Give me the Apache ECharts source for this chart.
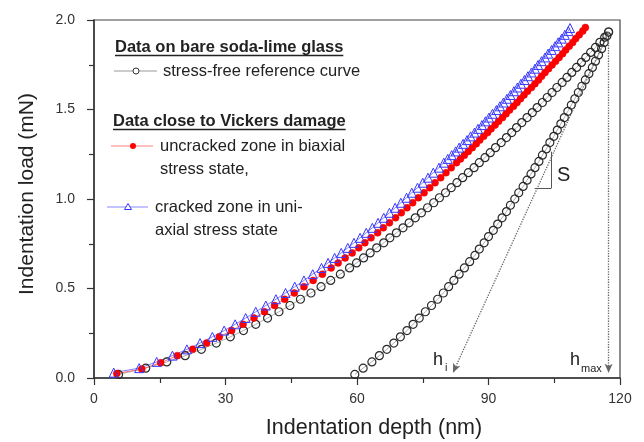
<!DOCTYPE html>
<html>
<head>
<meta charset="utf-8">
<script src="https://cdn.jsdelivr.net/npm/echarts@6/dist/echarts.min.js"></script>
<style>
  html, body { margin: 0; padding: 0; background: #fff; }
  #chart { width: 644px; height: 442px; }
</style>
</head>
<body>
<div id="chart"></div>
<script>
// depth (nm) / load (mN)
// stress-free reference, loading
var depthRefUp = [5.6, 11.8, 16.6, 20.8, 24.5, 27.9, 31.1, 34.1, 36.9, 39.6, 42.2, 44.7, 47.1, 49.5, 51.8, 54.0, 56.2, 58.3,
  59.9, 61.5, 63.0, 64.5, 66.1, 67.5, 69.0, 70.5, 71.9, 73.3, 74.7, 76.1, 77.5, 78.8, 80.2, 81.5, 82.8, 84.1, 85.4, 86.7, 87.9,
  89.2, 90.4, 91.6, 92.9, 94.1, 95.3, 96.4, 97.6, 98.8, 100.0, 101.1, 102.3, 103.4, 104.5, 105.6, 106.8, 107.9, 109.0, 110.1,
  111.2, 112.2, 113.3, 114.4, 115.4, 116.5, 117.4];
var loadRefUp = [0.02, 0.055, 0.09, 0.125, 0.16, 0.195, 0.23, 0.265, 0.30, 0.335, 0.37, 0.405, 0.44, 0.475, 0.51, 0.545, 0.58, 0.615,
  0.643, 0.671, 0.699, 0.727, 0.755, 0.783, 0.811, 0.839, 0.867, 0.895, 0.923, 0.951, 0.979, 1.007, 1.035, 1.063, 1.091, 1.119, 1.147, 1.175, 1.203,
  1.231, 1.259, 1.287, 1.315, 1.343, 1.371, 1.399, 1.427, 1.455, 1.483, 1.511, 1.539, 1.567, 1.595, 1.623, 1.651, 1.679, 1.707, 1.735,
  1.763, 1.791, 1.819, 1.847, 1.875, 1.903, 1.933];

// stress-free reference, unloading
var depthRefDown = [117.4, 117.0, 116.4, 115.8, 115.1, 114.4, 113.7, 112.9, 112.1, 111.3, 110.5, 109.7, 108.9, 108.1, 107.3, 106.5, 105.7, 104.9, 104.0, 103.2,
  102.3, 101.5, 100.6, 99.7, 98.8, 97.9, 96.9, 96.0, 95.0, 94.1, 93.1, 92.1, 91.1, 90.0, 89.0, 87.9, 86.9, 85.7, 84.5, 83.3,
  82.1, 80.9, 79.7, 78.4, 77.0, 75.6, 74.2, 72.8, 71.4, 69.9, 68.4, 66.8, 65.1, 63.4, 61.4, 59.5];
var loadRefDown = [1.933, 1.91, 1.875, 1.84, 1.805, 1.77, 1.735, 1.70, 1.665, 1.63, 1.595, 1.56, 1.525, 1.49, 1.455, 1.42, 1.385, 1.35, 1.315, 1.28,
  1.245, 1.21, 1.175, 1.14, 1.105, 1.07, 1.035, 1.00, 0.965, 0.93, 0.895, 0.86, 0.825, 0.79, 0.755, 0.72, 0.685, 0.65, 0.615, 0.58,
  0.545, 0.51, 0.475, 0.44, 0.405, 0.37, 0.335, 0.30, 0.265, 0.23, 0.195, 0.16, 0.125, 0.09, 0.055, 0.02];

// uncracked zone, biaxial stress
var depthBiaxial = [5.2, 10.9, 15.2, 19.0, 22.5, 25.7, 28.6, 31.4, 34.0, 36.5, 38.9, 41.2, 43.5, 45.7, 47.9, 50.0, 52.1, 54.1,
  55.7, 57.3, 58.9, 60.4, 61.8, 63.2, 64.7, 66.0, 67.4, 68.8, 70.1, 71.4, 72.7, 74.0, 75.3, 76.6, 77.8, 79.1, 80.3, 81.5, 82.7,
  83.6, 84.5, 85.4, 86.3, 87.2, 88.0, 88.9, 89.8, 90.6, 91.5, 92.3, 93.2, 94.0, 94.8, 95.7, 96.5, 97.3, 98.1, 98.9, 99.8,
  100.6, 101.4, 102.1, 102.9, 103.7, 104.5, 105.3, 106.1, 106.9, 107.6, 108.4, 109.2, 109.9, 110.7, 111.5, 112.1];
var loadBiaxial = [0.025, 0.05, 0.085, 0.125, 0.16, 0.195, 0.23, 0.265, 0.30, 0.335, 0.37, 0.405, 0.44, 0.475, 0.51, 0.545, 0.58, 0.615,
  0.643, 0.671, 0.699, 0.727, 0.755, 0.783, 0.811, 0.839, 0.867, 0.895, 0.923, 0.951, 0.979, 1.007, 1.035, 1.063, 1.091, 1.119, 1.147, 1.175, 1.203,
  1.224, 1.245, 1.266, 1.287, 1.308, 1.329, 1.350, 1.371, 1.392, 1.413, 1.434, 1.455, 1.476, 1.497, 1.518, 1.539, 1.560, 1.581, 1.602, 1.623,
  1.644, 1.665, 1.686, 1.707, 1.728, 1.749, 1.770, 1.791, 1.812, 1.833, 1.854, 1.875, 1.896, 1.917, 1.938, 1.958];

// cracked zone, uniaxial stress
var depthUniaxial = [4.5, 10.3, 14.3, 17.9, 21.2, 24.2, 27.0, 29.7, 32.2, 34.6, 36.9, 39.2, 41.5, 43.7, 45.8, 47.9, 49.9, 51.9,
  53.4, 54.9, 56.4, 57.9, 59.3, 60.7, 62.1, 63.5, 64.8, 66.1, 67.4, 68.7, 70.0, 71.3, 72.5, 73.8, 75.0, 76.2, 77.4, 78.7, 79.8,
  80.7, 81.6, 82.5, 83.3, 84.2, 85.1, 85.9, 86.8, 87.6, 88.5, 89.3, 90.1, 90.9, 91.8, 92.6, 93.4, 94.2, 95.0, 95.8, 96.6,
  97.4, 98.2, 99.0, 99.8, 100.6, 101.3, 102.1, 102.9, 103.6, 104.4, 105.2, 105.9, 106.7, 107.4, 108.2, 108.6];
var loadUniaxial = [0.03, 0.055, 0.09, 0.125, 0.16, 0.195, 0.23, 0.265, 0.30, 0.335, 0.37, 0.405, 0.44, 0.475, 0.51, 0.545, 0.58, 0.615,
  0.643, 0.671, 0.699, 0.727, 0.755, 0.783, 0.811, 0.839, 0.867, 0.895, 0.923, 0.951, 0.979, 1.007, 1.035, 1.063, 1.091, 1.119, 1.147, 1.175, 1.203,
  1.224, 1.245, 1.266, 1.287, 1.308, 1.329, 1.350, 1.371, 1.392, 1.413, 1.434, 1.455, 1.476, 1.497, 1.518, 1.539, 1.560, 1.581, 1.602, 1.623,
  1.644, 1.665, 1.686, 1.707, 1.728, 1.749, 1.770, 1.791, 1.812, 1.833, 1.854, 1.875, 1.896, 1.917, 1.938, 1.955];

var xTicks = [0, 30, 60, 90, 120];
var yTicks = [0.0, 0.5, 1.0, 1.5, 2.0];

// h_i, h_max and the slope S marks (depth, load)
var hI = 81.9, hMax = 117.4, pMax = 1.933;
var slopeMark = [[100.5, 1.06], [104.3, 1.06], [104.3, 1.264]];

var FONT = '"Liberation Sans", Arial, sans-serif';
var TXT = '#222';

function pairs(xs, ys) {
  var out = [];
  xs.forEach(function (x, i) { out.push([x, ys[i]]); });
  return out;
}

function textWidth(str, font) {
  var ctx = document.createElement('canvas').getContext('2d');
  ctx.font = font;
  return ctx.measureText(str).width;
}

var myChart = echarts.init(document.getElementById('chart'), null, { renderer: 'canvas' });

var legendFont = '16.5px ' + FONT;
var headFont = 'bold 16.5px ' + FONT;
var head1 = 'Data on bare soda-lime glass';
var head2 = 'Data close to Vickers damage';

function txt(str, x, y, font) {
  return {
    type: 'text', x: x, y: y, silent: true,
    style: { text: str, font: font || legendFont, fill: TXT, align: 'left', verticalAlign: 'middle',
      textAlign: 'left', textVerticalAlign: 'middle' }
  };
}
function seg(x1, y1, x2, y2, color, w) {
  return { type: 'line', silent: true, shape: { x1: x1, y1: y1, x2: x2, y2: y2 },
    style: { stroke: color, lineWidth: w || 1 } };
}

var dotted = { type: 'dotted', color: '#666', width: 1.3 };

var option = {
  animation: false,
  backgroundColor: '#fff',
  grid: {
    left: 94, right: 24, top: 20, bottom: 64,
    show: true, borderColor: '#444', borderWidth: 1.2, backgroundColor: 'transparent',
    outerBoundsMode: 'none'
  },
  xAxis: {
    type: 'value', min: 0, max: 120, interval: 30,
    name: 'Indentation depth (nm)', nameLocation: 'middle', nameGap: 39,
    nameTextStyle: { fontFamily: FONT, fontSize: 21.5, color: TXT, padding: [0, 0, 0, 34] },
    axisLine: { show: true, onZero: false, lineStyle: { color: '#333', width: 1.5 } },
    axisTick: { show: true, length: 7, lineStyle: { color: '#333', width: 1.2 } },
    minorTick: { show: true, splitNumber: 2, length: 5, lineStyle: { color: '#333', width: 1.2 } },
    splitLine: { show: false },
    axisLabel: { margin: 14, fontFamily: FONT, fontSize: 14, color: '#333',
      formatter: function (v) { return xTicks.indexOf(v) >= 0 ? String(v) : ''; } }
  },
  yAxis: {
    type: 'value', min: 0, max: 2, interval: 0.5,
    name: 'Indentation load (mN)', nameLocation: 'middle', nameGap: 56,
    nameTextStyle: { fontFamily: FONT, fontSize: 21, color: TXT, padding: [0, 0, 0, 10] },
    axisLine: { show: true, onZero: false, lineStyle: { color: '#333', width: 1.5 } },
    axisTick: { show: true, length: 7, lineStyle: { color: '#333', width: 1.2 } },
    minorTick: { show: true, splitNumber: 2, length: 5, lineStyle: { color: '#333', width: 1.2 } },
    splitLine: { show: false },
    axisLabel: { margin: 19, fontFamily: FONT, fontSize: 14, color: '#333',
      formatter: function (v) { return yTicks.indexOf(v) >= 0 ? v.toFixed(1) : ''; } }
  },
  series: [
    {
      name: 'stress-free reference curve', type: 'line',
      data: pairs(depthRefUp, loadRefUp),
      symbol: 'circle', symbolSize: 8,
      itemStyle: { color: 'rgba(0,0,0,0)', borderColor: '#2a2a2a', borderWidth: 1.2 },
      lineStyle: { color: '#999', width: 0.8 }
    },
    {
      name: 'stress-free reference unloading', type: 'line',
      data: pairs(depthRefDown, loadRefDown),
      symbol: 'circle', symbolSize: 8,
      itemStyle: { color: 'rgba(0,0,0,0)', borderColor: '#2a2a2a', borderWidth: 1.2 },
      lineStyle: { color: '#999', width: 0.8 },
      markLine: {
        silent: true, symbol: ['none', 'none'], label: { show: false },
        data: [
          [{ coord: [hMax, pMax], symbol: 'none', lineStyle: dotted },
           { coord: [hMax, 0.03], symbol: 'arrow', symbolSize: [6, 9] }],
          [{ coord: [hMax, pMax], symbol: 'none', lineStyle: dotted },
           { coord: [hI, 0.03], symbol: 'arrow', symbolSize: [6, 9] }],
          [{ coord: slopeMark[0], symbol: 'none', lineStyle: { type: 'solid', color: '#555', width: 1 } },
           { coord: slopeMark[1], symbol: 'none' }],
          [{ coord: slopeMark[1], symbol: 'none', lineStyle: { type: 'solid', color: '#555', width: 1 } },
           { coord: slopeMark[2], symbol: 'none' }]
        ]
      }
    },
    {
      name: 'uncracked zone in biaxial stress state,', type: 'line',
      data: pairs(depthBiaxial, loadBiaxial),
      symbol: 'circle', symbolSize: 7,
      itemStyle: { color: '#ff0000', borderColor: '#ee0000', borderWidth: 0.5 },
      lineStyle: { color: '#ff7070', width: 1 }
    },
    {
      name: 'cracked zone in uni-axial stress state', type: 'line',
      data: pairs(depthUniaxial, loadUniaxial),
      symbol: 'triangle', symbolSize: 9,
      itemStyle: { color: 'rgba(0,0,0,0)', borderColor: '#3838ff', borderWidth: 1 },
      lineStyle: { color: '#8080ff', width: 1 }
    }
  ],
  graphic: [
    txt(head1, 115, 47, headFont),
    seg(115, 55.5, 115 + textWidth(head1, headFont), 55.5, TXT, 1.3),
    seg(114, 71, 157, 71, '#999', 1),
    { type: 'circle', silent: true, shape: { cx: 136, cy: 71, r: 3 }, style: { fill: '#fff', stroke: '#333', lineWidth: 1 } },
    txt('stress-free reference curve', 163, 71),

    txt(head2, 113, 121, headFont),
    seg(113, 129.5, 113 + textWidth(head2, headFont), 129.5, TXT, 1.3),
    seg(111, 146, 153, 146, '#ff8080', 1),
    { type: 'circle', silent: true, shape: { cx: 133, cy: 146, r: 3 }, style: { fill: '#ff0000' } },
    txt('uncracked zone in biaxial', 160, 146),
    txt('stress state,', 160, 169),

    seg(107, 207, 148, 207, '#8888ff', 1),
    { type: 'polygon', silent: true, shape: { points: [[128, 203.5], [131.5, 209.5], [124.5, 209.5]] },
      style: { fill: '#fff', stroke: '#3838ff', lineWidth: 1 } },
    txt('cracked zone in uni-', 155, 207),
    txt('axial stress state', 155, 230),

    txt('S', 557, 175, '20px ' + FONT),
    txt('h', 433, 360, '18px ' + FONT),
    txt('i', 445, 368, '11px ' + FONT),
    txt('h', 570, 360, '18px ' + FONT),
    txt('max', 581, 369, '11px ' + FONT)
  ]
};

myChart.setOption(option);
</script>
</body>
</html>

=== What you will do ===
Quote, please, every line of the material above from its start through the line that has "0.09, 0.055, 0.02];", reproducing the words exactly and dropping any images.

=== Task answer ===
Give me the Apache ECharts source for this chart.
<!DOCTYPE html>
<html>
<head>
<meta charset="utf-8">
<script src="https://cdn.jsdelivr.net/npm/echarts@6/dist/echarts.min.js"></script>
<style>
  html, body { margin: 0; padding: 0; background: #fff; }
  #chart { width: 644px; height: 442px; }
</style>
</head>
<body>
<div id="chart"></div>
<script>
// depth (nm) / load (mN)
// stress-free reference, loading
var depthRefUp = [5.6, 11.8, 16.6, 20.8, 24.5, 27.9, 31.1, 34.1, 36.9, 39.6, 42.2, 44.7, 47.1, 49.5, 51.8, 54.0, 56.2, 58.3,
  59.9, 61.5, 63.0, 64.5, 66.1, 67.5, 69.0, 70.5, 71.9, 73.3, 74.7, 76.1, 77.5, 78.8, 80.2, 81.5, 82.8, 84.1, 85.4, 86.7, 87.9,
  89.2, 90.4, 91.6, 92.9, 94.1, 95.3, 96.4, 97.6, 98.8, 100.0, 101.1, 102.3, 103.4, 104.5, 105.6, 106.8, 107.9, 109.0, 110.1,
  111.2, 112.2, 113.3, 114.4, 115.4, 116.5, 117.4];
var loadRefUp = [0.02, 0.055, 0.09, 0.125, 0.16, 0.195, 0.23, 0.265, 0.30, 0.335, 0.37, 0.405, 0.44, 0.475, 0.51, 0.545, 0.58, 0.615,
  0.643, 0.671, 0.699, 0.727, 0.755, 0.783, 0.811, 0.839, 0.867, 0.895, 0.923, 0.951, 0.979, 1.007, 1.035, 1.063, 1.091, 1.119, 1.147, 1.175, 1.203,
  1.231, 1.259, 1.287, 1.315, 1.343, 1.371, 1.399, 1.427, 1.455, 1.483, 1.511, 1.539, 1.567, 1.595, 1.623, 1.651, 1.679, 1.707, 1.735,
  1.763, 1.791, 1.819, 1.847, 1.875, 1.903, 1.933];

// stress-free reference, unloading
var depthRefDown = [117.4, 117.0, 116.4, 115.8, 115.1, 114.4, 113.7, 112.9, 112.1, 111.3, 110.5, 109.7, 108.9, 108.1, 107.3, 106.5, 105.7, 104.9, 104.0, 103.2,
  102.3, 101.5, 100.6, 99.7, 98.8, 97.9, 96.9, 96.0, 95.0, 94.1, 93.1, 92.1, 91.1, 90.0, 89.0, 87.9, 86.9, 85.7, 84.5, 83.3,
  82.1, 80.9, 79.7, 78.4, 77.0, 75.6, 74.2, 72.8, 71.4, 69.9, 68.4, 66.8, 65.1, 63.4, 61.4, 59.5];
var loadRefDown = [1.933, 1.91, 1.875, 1.84, 1.805, 1.77, 1.735, 1.70, 1.665, 1.63, 1.595, 1.56, 1.525, 1.49, 1.455, 1.42, 1.385, 1.35, 1.315, 1.28,
  1.245, 1.21, 1.175, 1.14, 1.105, 1.07, 1.035, 1.00, 0.965, 0.93, 0.895, 0.86, 0.825, 0.79, 0.755, 0.72, 0.685, 0.65, 0.615, 0.58,
  0.545, 0.51, 0.475, 0.44, 0.405, 0.37, 0.335, 0.30, 0.265, 0.23, 0.195, 0.16, 0.125, 0.09, 0.055, 0.02];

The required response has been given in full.